Orla Boylan, Brendan Gunnell, Jeffrey Tate

Traiettorie wagneriane

 di Alberto Ponti

Al festival La voce e l'orchestra Jeffrey Tate esplora i meandri dell'operismo tedesco

TORINO 16 giugno 2016 - Il concerto di giovedì 16 giugno ha segnato il gradito quanto atteso ritorno sul podio dell'Orchestra Sinfonica Nazionale della Rai, dopo oltre un anno di assenza, del suo direttore onorario Jeffrey Tate, mai dimenticato dal pubblico torinese, con pagine di due autori a lui particolarmente congeniali come Richard Wagner (1813-1883) e Richard Strauss (1864-1949).

Il maestro inglese, a cui da giovane furono profetizzati pochi anni di vita per via della spina bifida che lo affligge dalla nascita, passata la soglia dei settanta continua invece a dirigere in tutto il mondo, e la sua apparizione all'auditorium di via Rossini è salutata da un lungo, vibrante applauso che si rinnoverà puntuale e crescente al termine di ogni brano in programma.

I raffinati impasti timbrici del preludio dal Parsifal eseguito in apertura sono resi con una sensualità già quasi debussiana, appena accennata nel fremito iniziale degli archi per estendersi gradatamente a tutta l'orchestra fino all'entrata degli ottoni col leitmotiv del Graal. Tate dirige con movimenti precisi, misurati, equilibrati, di grande eleganza visiva e chiarezza tale da rendere lo stacco dei tempi perfettamente intelligibile anche dal pubblico.

Seguiva la terza scena del primo atto de Die Walküre, il mirabile duetto di Siegmund e Sieglinde, nel quale buona parte dei temi conduttori della Tetralogia si fonde in un quadro di impressionante densità, a costituire uno dei vertici dell'arte wagneriana. Il tenore Brenden Gunnell e il soprano Orla Boylan sono due voci giovani e irruente, entrambe di buon tecnica, con margini di crescita in un'espressione che a tratti risulta troppo uniforme senza cogliere tutte le sottigliezze della scrittura di Wagner (penalizzate un poco da una dizione tedesca anch'essa migliorabile), ma assai adatte ai ruoli eroici che sono chiamate a rappresentare. La concertazione di Tate denota sempre estrema intelligenza e crea il giusto bilanciamento fra i cantanti e la massa degli strumenti: i protagonisti non sono mai sopraffatti dall'orchestra e nel cangiante, colossale flusso sonoro si stagliano in evidenza i profili di legni ed ottoni (con la prestazione superlativa di oboi e clarinetti), in un inesauribile gioco di scambi e rimandi tematici che affermano la cifra stilistica più innovativa del compositore tedesco e sono qui condotti con esemplare e lucido nitore.

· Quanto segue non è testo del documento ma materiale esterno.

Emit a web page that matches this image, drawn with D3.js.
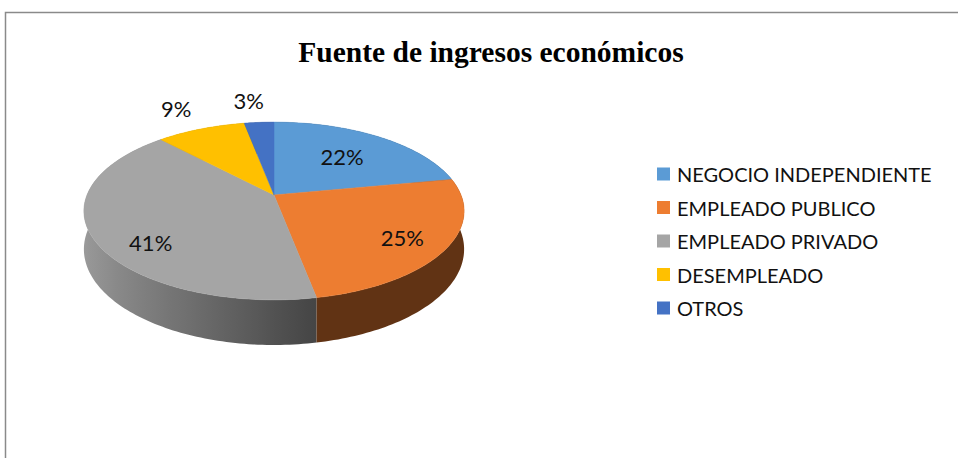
<!DOCTYPE html>
<html>
<head>
<meta charset="utf-8">
<script src="https://cdn.jsdelivr.net/npm/d3@7"></script>
<style>
  body { margin: 0; background: #fff; }
  svg { display: block; }
</style>
</head>
<body>
<svg id="chart" width="958" height="458"></svg>
<script>
// data
const categories = ['NEGOCIO INDEPENDIENTE', 'EMPLEADO PUBLICO', 'EMPLEADO PRIVADO', 'DESEMPLEADO', 'OTROS'];
const values = [22, 25, 41, 9, 3];
const colors = ['#5B9BD5', '#ED7D31', '#A5A5A5', '#FFC000', '#4472C4'];
const title = 'Fuente de ingresos económicos';

const svg = d3.select('#chart');
const defs = svg.append('defs');

// frame
svg.append('rect')
  .attr('x', 5.5).attr('y', 12.5)
  .attr('width', 970).attr('height', 470)
  .attr('fill', 'none').attr('stroke', '#8a8a8a').attr('stroke-width', 1.5);

svg.append('text')
  .attr('x', 491).attr('y', 62)
  .attr('text-anchor', 'middle')
  .style('font', 'bold 29.5px "Liberation Serif", "Times New Roman", serif')
  .attr('fill', '#000')
  .text(title);

// 3d pie geometry (perspective tilt)
const cx = 274, cy = 195;
const A = 187, B = 86, p = 0.18, depth = 37;

function proj(a, r, drop) {
  const u = r * Math.sin(a), w = -r * Math.cos(a);
  const s = 1 / (1 - p * w);
  return [cx + A * u * s, cy + B * w * s + (drop || 0) * s];
}

const pie = d3.pie().sort(null).value(d => d.value);
const arcs = pie(categories.map((c, i) => ({ name: c, value: values[i], color: colors[i] })));
const line = d3.line();

// side wall lit from the left
function shade(a) {
  const u = Math.sin(a);
  const t = Math.max(0, Math.min(1, (0.2 - u) / 1.2));
  return 0.41 + 0.54 * t;
}

// silhouette angles of the side wall
const aLeft = 2 * Math.PI - Math.acos(-p), aRight = Math.acos(-p);
const xMin = proj(aLeft, 1)[0], xMax = proj(aRight, 1)[0];
const gradSteps = d3.range(41).map(k => aLeft - (aLeft - aRight) * k / 40);

arcs.forEach((d, i) => {
  const base = d3.rgb(d.data.color);
  defs.append('linearGradient')
    .attr('id', 'wall' + i)
    .attr('gradientUnits', 'userSpaceOnUse')
    .attr('x1', xMin).attr('x2', xMax).attr('y1', 0).attr('y2', 0)
    .selectAll('stop').data(gradSteps).join('stop')
    .attr('offset', a => (proj(a, 1)[0] - xMin) / (xMax - xMin))
    .attr('stop-color', a => {
      const f = shade(a);
      return d3.rgb(base.r * f, base.g * f, base.b * f).formatHex();
    });
});

function arcPoints(d, r, drop) {
  const n = Math.max(4, Math.ceil((d.endAngle - d.startAngle) / 0.02));
  return d3.range(n + 1).map(k => proj(d.startAngle + (d.endAngle - d.startAngle) * k / n, r, drop));
}

const gWall = svg.append('g');
const gTop = svg.append('g');

// walls, back ones first
const wallOrder = arcs.map((d, i) => [d, i]).sort((a, b) =>
  -Math.cos((a[0].startAngle + a[0].endAngle) / 2) - -Math.cos((b[0].startAngle + b[0].endAngle) / 2));

wallOrder.forEach(([d, i]) => {
  const pts = arcPoints(d, 1, 0).concat(arcPoints(d, 1, depth).reverse());
  gWall.append('path')
    .attr('d', line(pts) + 'Z')
    .attr('fill', `url(#wall${i})`);
});

// top faces
arcs.forEach(d => {
  const pts = [proj(0, 0)].concat(arcPoints(d, 1, 0));
  gTop.append('path')
    .attr('d', line(pts) + 'Z')
    .attr('fill', d.data.color)
    .attr('stroke', d.data.color).attr('stroke-width', 0.5);
});

// data labels
const total = d3.sum(values);
const deg = Math.PI / 180;
arcs.forEach(d => {
  const mid = (d.startAngle + d.endAngle) / 2;
  const outside = d.data.value / total < 0.1;
  const pt = outside ? proj(mid - 2 * deg, 1.3, -6) : proj(mid - 6 * deg, 0.73, 10);
  svg.append('text')
    .attr('x', pt[0]).attr('y', pt[1])
    .attr('text-anchor', 'middle')
    .attr('dominant-baseline', 'central')
    .style('font', '22px Lato, "Open Sans", sans-serif')
    .attr('fill', '#111')
    .text(Math.round(d.data.value / total * 100) + '%');
});

// legend
const ly = d3.scalePoint().domain(categories).range([174, 308]);
const legend = svg.append('g').selectAll('g').data(arcs).join('g')
  .attr('transform', d => `translate(657,${ly(d.data.name)})`);
legend.append('rect')
  .attr('x', 0).attr('y', -6.5).attr('width', 13).attr('height', 13)
  .attr('fill', d => d.data.color);
legend.append('text')
  .attr('x', 20).attr('y', 0)
  .attr('dominant-baseline', 'central')
  .style('font', '20px Lato, "Open Sans", sans-serif')
  .attr('fill', '#111')
  .text(d => d.data.name);
</script>
</body>
</html>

In una continuità ideale, dopo l'intervallo venivano presentate due pagine del grande epigono Richard Strauss, presente tuttavia non nella veste di artificiere della Germania guglielmina pronto a dare fuoco a spettacolari polveri orchestrali (con le fiamme dell'incendio che rischiano a volte, in tempi non sospetti, di incenerire l'edificio della tonalità) quanto in quella, posteriore, di indagatore delle potenzialità timbriche di complessi più ridotti.

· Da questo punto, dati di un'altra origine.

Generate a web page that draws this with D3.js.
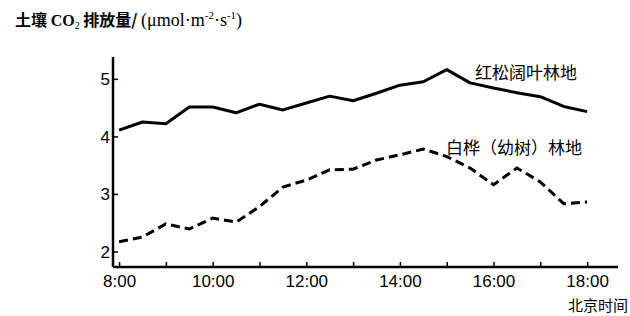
<!DOCTYPE html>
<html>
<head>
<meta charset="utf-8">
<script src="https://cdn.jsdelivr.net/npm/d3@7"></script>
<style>
  body { margin: 0; background: #fff; }
  svg { display: block; }
</style>
</head>
<body>
<div id="chart"></div>
<script>
// half-hour readings, 8:00 - 18:00
var hours = [8, 8.5, 9, 9.5, 10, 10.5, 11, 11.5, 12, 12.5, 13, 13.5, 14, 14.5, 15, 15.5, 16, 16.5, 17, 17.5, 18];
var pineValues = [4.11, 4.25, 4.22, 4.51, 4.51, 4.41, 4.56, 4.46, 4.58, 4.70, 4.62, 4.75, 4.89, 4.95, 5.16, 4.93, 4.84, 4.76, 4.69, 4.52, 4.43];
var birchValues = [2.17, 2.25, 2.48, 2.39, 2.58, 2.51, 2.78, 3.12, 3.24, 3.42, 3.43, 3.59, 3.68, 3.78, 3.65, 3.45, 3.16, 3.45, 3.21, 2.83, 2.86];
var xTicks = [8, 9, 10, 11, 12, 13, 14, 15, 16, 17, 18];
var yTicks = [2, 3, 4, 5];
var pineLabel = "红松阔叶林地";
var birchLabel = "白桦（幼树）林地";

var width = 630, height = 316;
var svg = d3.select("#chart").append("svg").attr("width", width).attr("height", height);

var x = d3.scaleLinear().domain([7.87, 18.66]).range([113, 618]);
var y = d3.scaleLinear().domain([1.73, 5.38]).range([267, 57]);

var fmt = function(h){ return h % 2 == 0 ? h + ":00" : ""; };

// x axis, ticks point inward
var xAxis = svg.append("g").attr("transform", "translate(0," + y.range()[0] + ")")
  .call(d3.axisTop(x).tickValues(xTicks).tickSize(5).tickFormat(""));
xAxis.select(".domain").attr("d", "M" + x.range()[0] + ",0H" + x.range()[1]).attr("stroke-width", 2.5);
xAxis.selectAll(".tick line").attr("stroke-width", 1.5);
xAxis.selectAll(".tick").append("text")
  .attr("y", 20).attr("fill", "#000").attr("text-anchor", "middle")
  .style("font", "17px 'Liberation Sans', Arial, sans-serif")
  .text(fmt);

// y axis
var yAxis = svg.append("g").attr("transform", "translate(" + x.range()[0] + ",0)")
  .call(d3.axisRight(y).tickValues(yTicks).tickSize(5).tickFormat(""));
yAxis.select(".domain").attr("d", "M0," + y.range()[0] + "V" + y.range()[1]).attr("stroke-width", 2.5);
yAxis.selectAll(".tick line").attr("stroke-width", 1.5);
yAxis.selectAll(".tick").append("text")
  .attr("x", -3).attr("dy", "0.35em").attr("fill", "#000").attr("text-anchor", "end")
  .style("font", "17px 'Liberation Sans', Arial, sans-serif")
  .text(d=>d);

var line = d3.line().x((d,i)=>x(hours[i])).y(d=>y(d));

svg.append("path").datum(pineValues).attr("d", line)
  .attr("fill", "none").attr("stroke", "#000").attr("stroke-width", 3).attr("stroke-linejoin", "round");
svg.append("path").datum(birchValues).attr("d", line)
  .attr("fill", "none").attr("stroke", "#000").attr("stroke-width", 3).attr("stroke-dasharray", "9,5");

var cjk = "'Noto Sans CJK SC', sans-serif";
svg.append("text").attr("x", 475).attr("y", 79).style("font-family", cjk).style("font-size", "17px").text(pineLabel);
svg.append("text").attr("x", 446).attr("y", 154).style("font-family", cjk).style("font-size", "17px").text(birchLabel);
svg.append("text").attr("x", 628).attr("y", 311).attr("text-anchor", "end").style("font-family", cjk).style("font-size", "15px").text("北京时间");

// title with units
var serif = "'Liberation Serif', serif";
var title = svg.append("text").attr("x", 15).attr("y", 26).style("font-size", "16px");
title.append("tspan").style("font-family", cjk).style("font-weight", "bold").text("土壤 ");
title.append("tspan").style("font-family", serif).style("font-weight", "bold").style("font-size", "16px").text("CO");
title.append("tspan").style("font-family", serif).style("font-size", "10px").attr("dy", 3).text("2");
title.append("tspan").style("font-family", cjk).style("font-weight", "bold").attr("dy", -3).text(" 排放量/ ");
title.append("tspan").style("font-family", serif).style("font-size", "18px").text("(μmol·m");
title.append("tspan").style("font-family", serif).style("font-size", "11px").attr("dy", -7).text("-2");
title.append("tspan").style("font-family", serif).style("font-size", "18px").attr("dy", 7).text("·s");
title.append("tspan").style("font-family", serif).style("font-size", "11px").attr("dy", -7).text("-1");
title.append("tspan").style("font-family", serif).style("font-size", "18px").attr("dy", 7).text(")");
</script>
</body>
</html>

I quattro interludi sinfonici da Intermezzo (1924) e il finale da Arianna a Nasso (1912) fanno parte di due opere assai meditate, in cui l'enfant terrible degli anni giovanili ha ormai ceduto il passo a un più pacato costruttore del dubbio, sia pur con mezzi saldamente tradizionali, in un mondo musicale che stava vivendo la rivoluzione operata da autori come Bartók, Schoenberg e Stravinskij. In questa occasione emerge invece l'abilità del direttore di cogliere, con una lettura analitica e priva di ogni enfasi tardoromantica, la sottile ironia di pezzi in cui gli ultimi flutti della grande onda del sinfonismo ottocentesco si frangono di fronte a un senso dell'orchestrazione già pienamente contemporaneo. Negli episodi puramente strumentali i timbri secchi di pianoforte, celesta e percussioni acquistano ampio spazio e interrompono gli accenni di valzer sui quali gli archi, come a evocare un sogno ormai impossibile, sembrano indugiare, mentre nell'estratto da 'Ariadne' sono impegnati ancora una volta Gunnell e la Boylan. I due mostrano di trovarsi a proprio agio in ruoli dai contorni meno netti degli eroi della Tetralogia, ma che sono nondimeno gli eredi legittimi di quell'universo musicale che ha inizio con Wagner e che trova in Richard Strauss l'ultimo autentico e commosso cantore.